The ones that nearly got away: Sleater-Kinney, One Beat
Until recently, One Beat was my least favorite Sleater-Kinney album.
I got on board the Sleater-Kinney bandwagon in 2000 with All Hands on the Bad One. I hadn’t yet caught up with the band’s past work when One Beat followed two years later.
I played One Beat multiple times, but I just couldn’t get into it — I was hoping it would be just as tuneful as its predecessor. My opinion on the album continued to dim when The Woods turned out to be even more ambitious than All Hands on the Bad One.
I did eventually catch up with the band’s albums. Hot Rock and Dig Me Out made me appreciate Sleater-Kinney more, but neither album made me love them. After the band went on hiatus, I didn’t really think about them, save for watching Carrie Brownstein on Portlandia.
That started to change around 2013, when I began expanding my vinyl collection. I put on All Hands on the Bad One on the media player to figure out if it would be something I’d like to hear on the record player. It was, and I realized how much I missed them.
When Sub Pop announced it would reissue the band’s catalog in 2014, it seemed the right time for Sleater-Kinney to re-emerge.
Boy, did they ever. No Cities to Love pushed me over the edge from dilettante to fan.
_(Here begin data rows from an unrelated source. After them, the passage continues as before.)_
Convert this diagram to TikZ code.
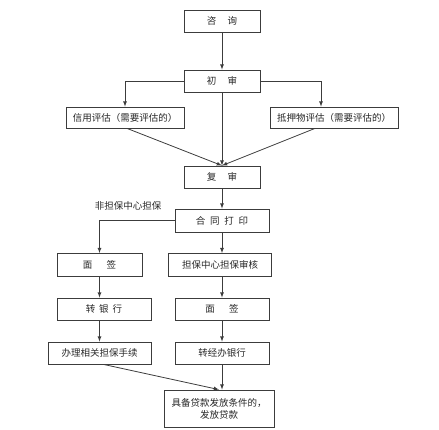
\documentclass[tikz,border=0pt]{standalone}
\usepackage{fontspec}
\usepackage{tikz}
\usetikzlibrary{arrows,shapes,positioning}
\newfontfamily\cjk{Noto Sans CJK SC}
\definecolor{lcgray}{RGB}{60,60,60}
\definecolor{lctext}{RGB}{40,40,40}
\tikzstyle{arrow} = [line width=0.8pt,->,>=latex,color=lcgray]
\tikzstyle{stepnode} = [rectangle, minimum width=76pt, minimum height=22pt, text centered, draw=lcgray, fill=white, line width=0.8pt, inner sep=1pt, text=lctext]

\begin{document}
\begin{tikzpicture}[x=1pt, y=-1pt, font=\cjk\fontsize{9.5}{12}\selectfont]
\useasboundingbox (0,0) rectangle (439,429);

\node[stepnode] (zx) at (222,21) {咨\hspace{1.2em}询};
\node[stepnode] (cs) at (222,81) {初\hspace{1.2em}审};
\node[stepnode, minimum width=118pt, minimum height=21pt] (xy) at (125,117.5) {信用评估（需要评估的）};
\node[stepnode, minimum width=128pt, minimum height=21pt] (dy) at (334,117.5) {抵押物评估（需要评估的）};
\node[stepnode] (fs) at (222,177) {复\hspace{1.2em}审};
\node[stepnode, minimum width=94pt, minimum height=23pt] (ht) at (222,220.5) {合\hspace{0.5em}同\hspace{0.5em}打\hspace{0.5em}印};

\node[stepnode, minimum width=85pt, minimum height=23pt] (mql) at (99.5,265) {面\hspace{1.5em}签};
\node[stepnode, minimum width=94pt] (zyh) at (104,309) {转\hspace{0.4em}银\hspace{0.4em}行};
\node[stepnode, minimum width=103pt] (bl) at (99.5,353) {办理相关担保手续};

\node[stepnode, minimum width=103pt, minimum height=23pt] (db) at (220,265) {担保中心担保审核};
\node[stepnode, minimum width=94pt] (mqr) at (222,309) {面\hspace{1.5em}签};
\node[stepnode, minimum width=94pt] (zjb) at (222,353) {转经办银行};
\node[stepnode, minimum width=110pt, minimum height=37pt, align=center] (ff) at (219,408.5) {具备贷款发放条件的，\\发放贷款};

\node[text=lctext] (fdb) at (128,206) {非担保中心担保};

\draw[arrow] (zx) -- (cs);
\draw[arrow] (cs.west) -| (xy.north);
\draw[arrow] (cs.east) -| ([xshift=-13pt]dy.north);
\draw[arrow] (cs) -- (fs);
\draw[arrow] ([xshift=2pt]xy.south) -- (fs.north);
\draw[arrow] ([xshift=-19pt]dy.south) -- (fs.north);
\draw[arrow] (fs) -- (ht);

\draw[arrow] (ht.west) -| (mql.north);
\draw[arrow] (mql) -- (mql |- zyh.north);
\draw[arrow] (mql |- zyh.south) -- (bl);
\draw[arrow] ([xshift=4pt]bl.south) -- (ff.north);

\draw[arrow] (ht) -- (ht |- db.north);
\draw[arrow] (ht |- db.south) -- (mqr);
\draw[arrow] (mqr) -- (zjb);
\draw[arrow] (zjb.south) -- (zjb |- ff.north);
\end{tikzpicture}
\end{document}
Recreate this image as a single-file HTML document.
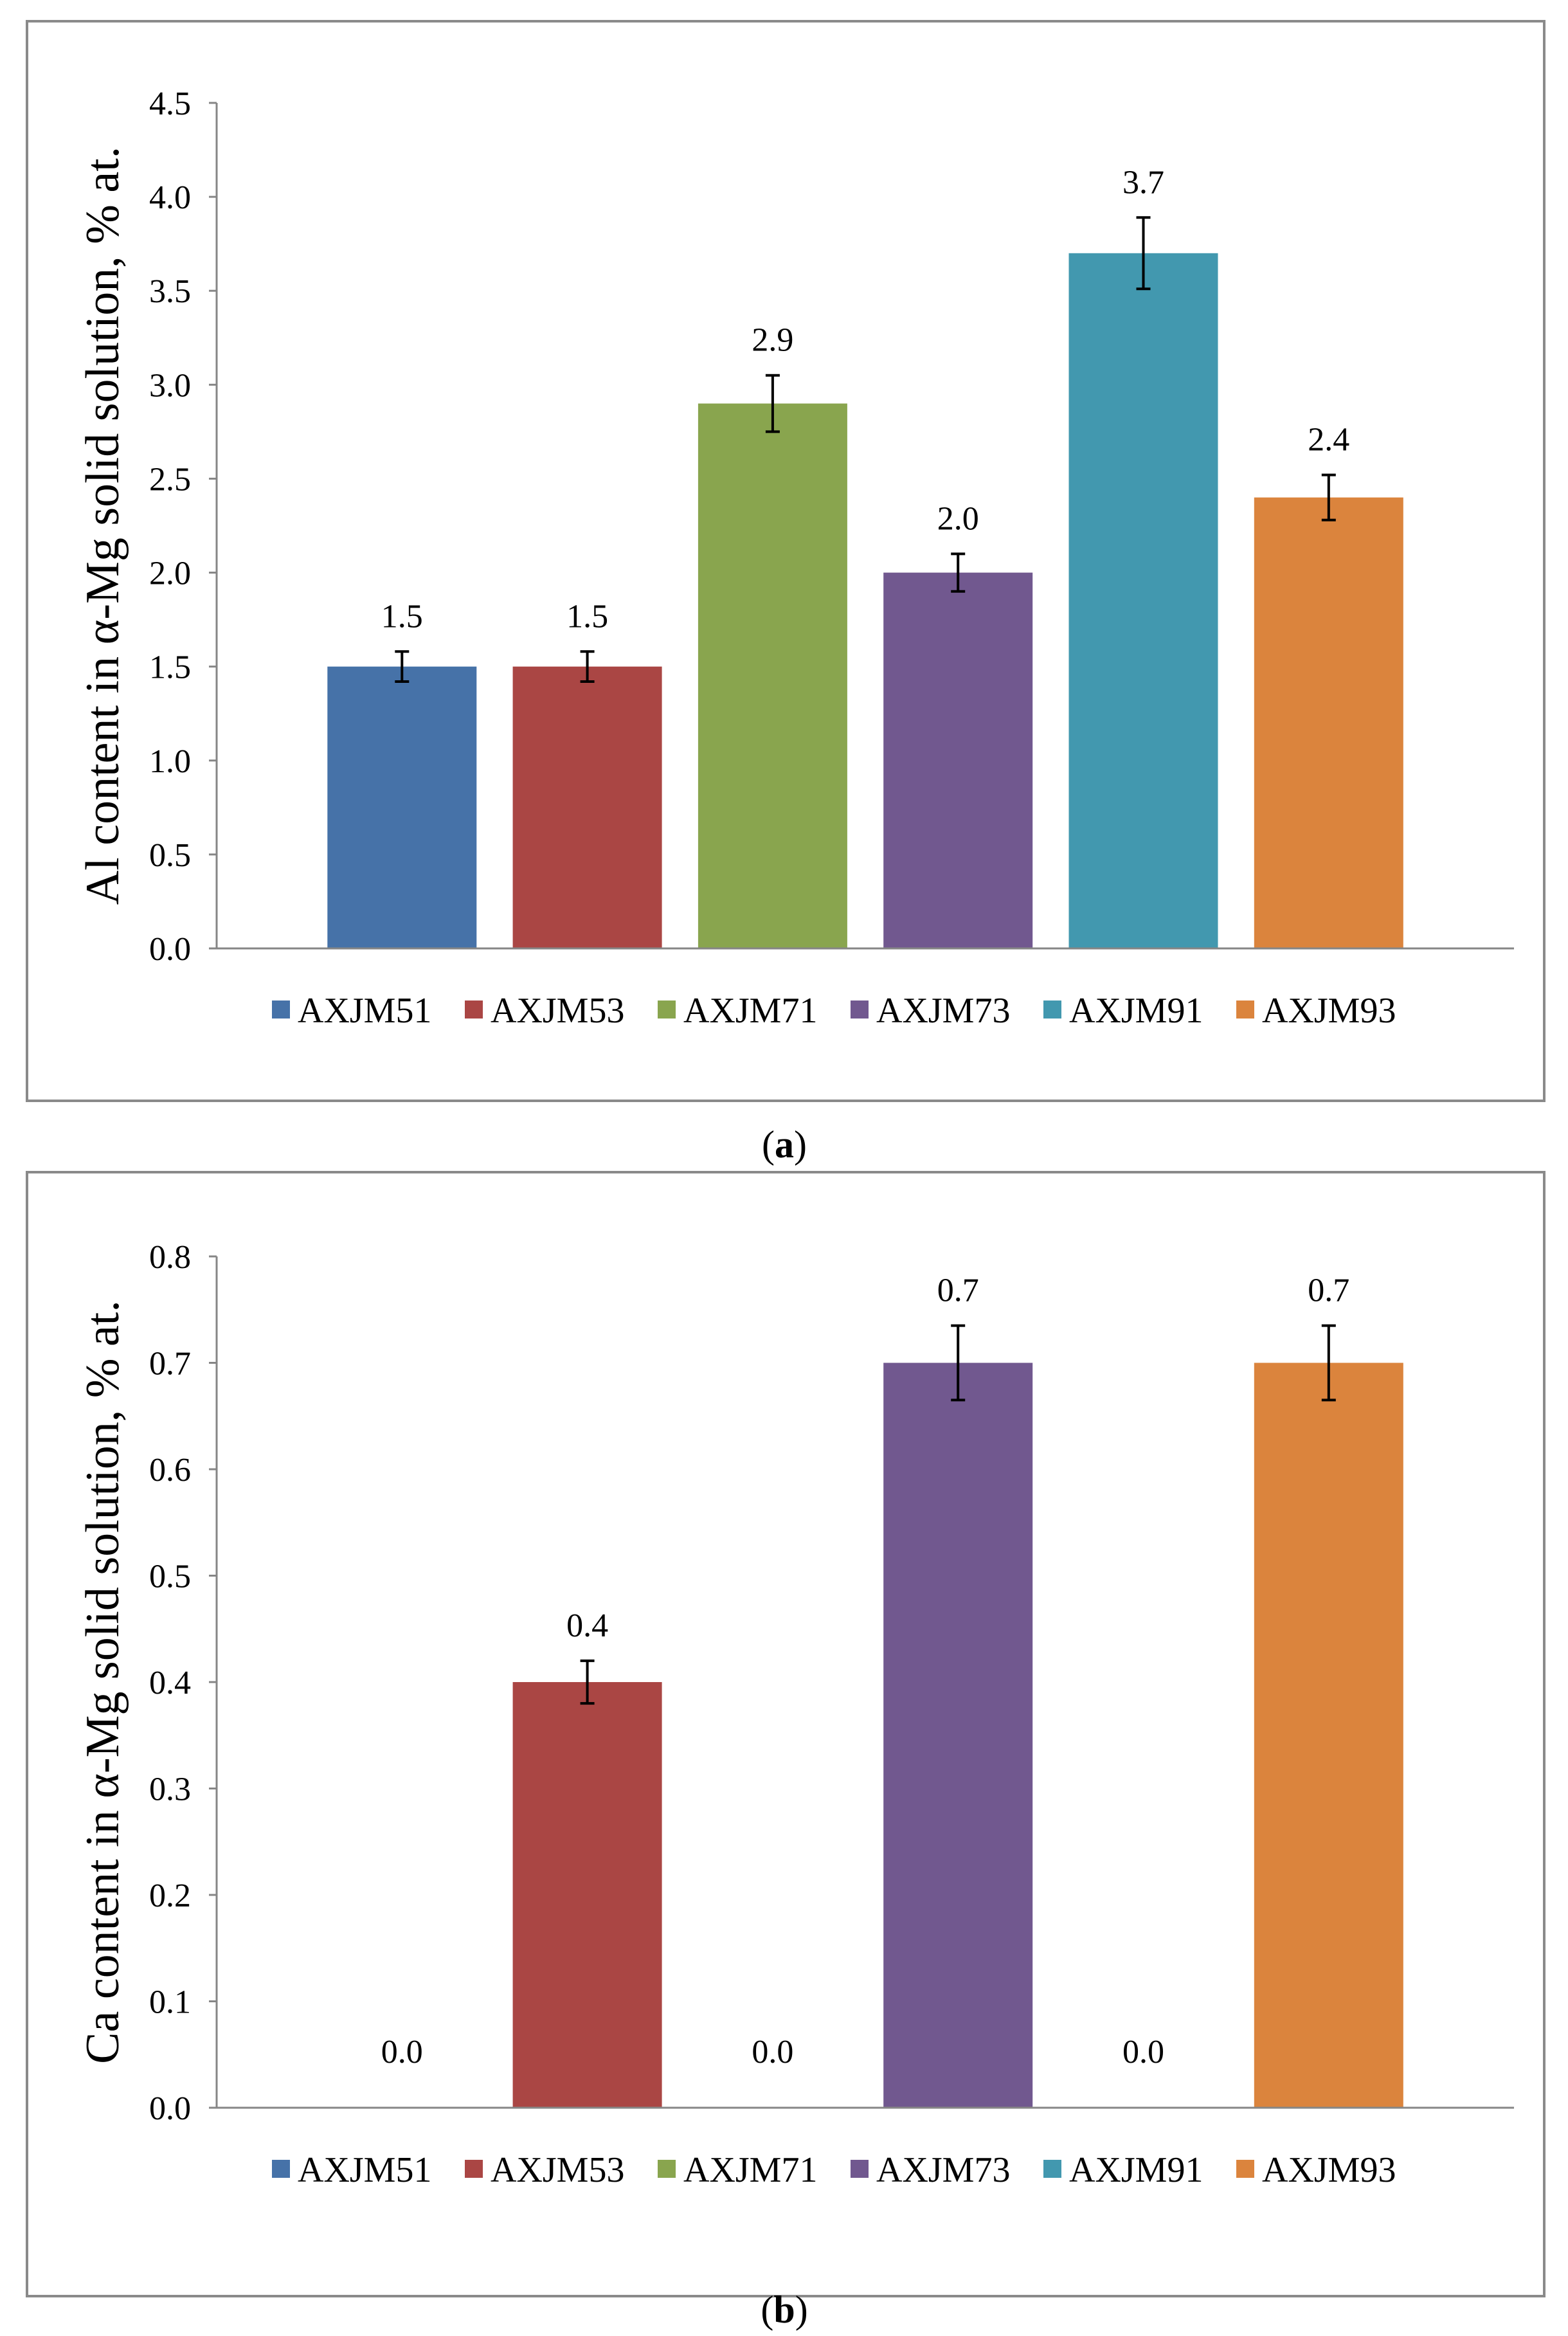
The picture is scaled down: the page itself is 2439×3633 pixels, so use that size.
<!DOCTYPE html>
<html><head><meta charset="utf-8"><style>
html,body{margin:0;padding:0;background:#fff;}
svg{display:block;font-family:"Liberation Serif","Times New Roman",serif;}
</style></head><body>
<svg id="fig" width="2439" height="3633" viewBox="0 0 2439 3633" xmlns="http://www.w3.org/2000/svg" font-family="Liberation Serif, serif">
<rect x="42" y="33" width="2360" height="1679" fill="none" stroke="#8a8a8a" stroke-width="4"/>
<text x="1220" y="1800" font-size="60" text-anchor="middle">(<tspan font-weight="bold">a</tspan>)</text>
<rect x="42" y="1823" width="2360" height="1748" fill="none" stroke="#8a8a8a" stroke-width="4"/>
<text x="1220" y="3612" font-size="60" text-anchor="middle">(<tspan font-weight="bold">b</tspan>)</text>
<g id="chartA"></g>
<g id="chartB"></g>
</svg>
<script>
const categories = ["AXJM51","AXJM53","AXJM71","AXJM73","AXJM91","AXJM93"];
const colors = ["#4672a8","#aa4644","#89a54e","#71588f","#4298af","#db843d"];
const valuesA = [1.5,1.5,2.9,2.0,3.7,2.4];
const errorsA = [0.08,0.08,0.15,0.1,0.19,0.12];
const labelsA = ["1.5","1.5","2.9","2.0","3.7","2.4"];
const ticksA = [0,0.5,1,1.5,2,2.5,3,3.5,4,4.5];
const tickLabelsA = ["0.0","0.5","1.0","1.5","2.0","2.5","3.0","3.5","4.0","4.5"];
const valuesB = [0,0.4,0,0.7,0,0.7];
const errorsB = [0,0.02,0,0.035,0,0.035];
const labelsB = ["0.0","0.4","0.0","0.7","0.0","0.7"];
const ticksB = [0,0.1,0.2,0.3,0.4,0.5,0.6,0.7,0.8];
const tickLabelsB = ["0.0","0.1","0.2","0.3","0.4","0.5","0.6","0.7","0.8"];
const NS="http://www.w3.org/2000/svg";
function mk(parent,tag,attrs,text){const e=document.createElementNS(NS,tag);for(const k in attrs)e.setAttribute(k,attrs[k]);if(text!==undefined)e.textContent=text;parent.appendChild(e);return e;}
function draw(g,cfg){
  const x0=337,x1=2355,y0=cfg.yBottom,y1=cfg.yTop,ymax=cfg.ymax;
  const yS=v=>y0-(v/ymax)*(y0-y1);
  const step=288.3,bw=232;
  const xC=i=>x0+(i+1)*step;
  const yt=mk(g,'text',{x:0,y:0,'font-size':74,'text-anchor':'middle',transform:`translate(${cfg.titleX},${(y0+y1)/2}) rotate(-90)`},cfg.title);
  
  
  cfg.ticks.forEach((t,i)=>{
    const tk=mk(g,'line',{x1:x0-12,x2:x0,y1:yS(t),y2:yS(t),stroke:'#868686','stroke-width':3});
    
    
    const tl=mk(g,'text',{x:297,y:yS(t)+18,'font-size':52,'text-anchor':'end'},cfg.tickLabels[i]);
    
    
  });
  cfg.values.forEach((v,i)=>{
    if(v>0){
      const r=mk(g,'rect',{x:xC(i)-bw/2,y:yS(v),width:bw,height:y0-yS(v),fill:colors[i]});
      
      
      const e=cfg.errors[i],cx=xC(i);
      const eb=mk(g,'path',{d:`M${cx},${yS(v+e)}V${yS(v-e)}M${cx-11},${yS(v+e)}H${cx+11}M${cx-11},${yS(v-e)}H${cx+11}`,stroke:'#000','stroke-width':4,fill:'none'});
      
      
    }
    const ly=v>0?yS(v+cfg.errors[i])-38:yS(0)-70;
    const lt=mk(g,'text',{x:xC(i),y:ly,'font-size':52,'text-anchor':'middle'},cfg.labels[i]);
    
    
  });
  const ya=mk(g,'line',{x1:x0,x2:x0,y1:y1,y2:y0,stroke:'#868686','stroke-width':3});
  
  
  const xa=mk(g,'line',{x1:x0,x2:x1,y1:y0,y2:y0,stroke:'#868686','stroke-width':3});
  
  
  categories.forEach((c,i)=>{
    const lx=423+i*300;
    const sq=mk(g,'rect',{x:lx,y:cfg.legY-14,width:28,height:28,fill:colors[i]});
    
    
    const lt=mk(g,'text',{x:lx+40,y:cfg.legY+20,'font-size':56},c);
    
    
  });
}
draw(document.getElementById('chartA'),{yTop:160,yBottom:1475,ymax:4.5,values:valuesA,errors:errorsA,labels:labelsA,ticks:ticksA,tickLabels:tickLabelsA,title:"Al content in α-Mg solid solution, % at.",titleX:184,legY:1570});
draw(document.getElementById('chartB'),{yTop:1954,yBottom:3278,ymax:0.8,values:valuesB,errors:errorsB,labels:labelsB,ticks:ticksB,tickLabels:tickLabelsB,title:"Ca content in α-Mg solid solution, % at.",titleX:184,legY:3373});
</script>
</body></html>
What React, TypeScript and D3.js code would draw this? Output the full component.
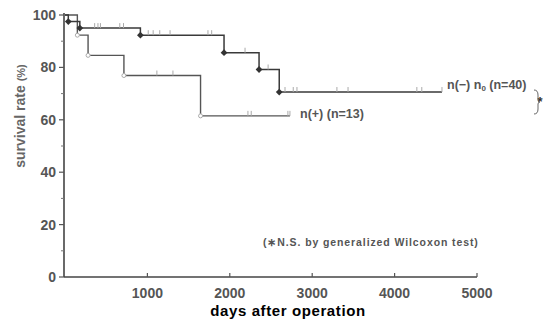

So I filled in the remaining gaps. Call the Doctor and the self-titled debut put All Hands on the Band One into context. All Hands is still my favorite album of theirs, but the ones preceding and following it are far edgier.
And that made me think it was time to revisit One Beat. Even though I had sold the CD, I downloaded the album from eMusic a long while back. I spun it up again, and it finally made sense.
One Beat shared more in common with Call the Doctor and Dig Me Out than it did with The Woods or All Hands on the Bad One. What I mistook for tunelessness was really the band’s regular modus operandi of fierce performances and jagged writing. It’s probably the band hardest album next to The Woods.
I dismissed One Beat wrongly because I had incomplete information. I would now place One Beat nearer the top of a ranked list of Sleater-Kinney albums. That’s a pretty large leap from rock bottom.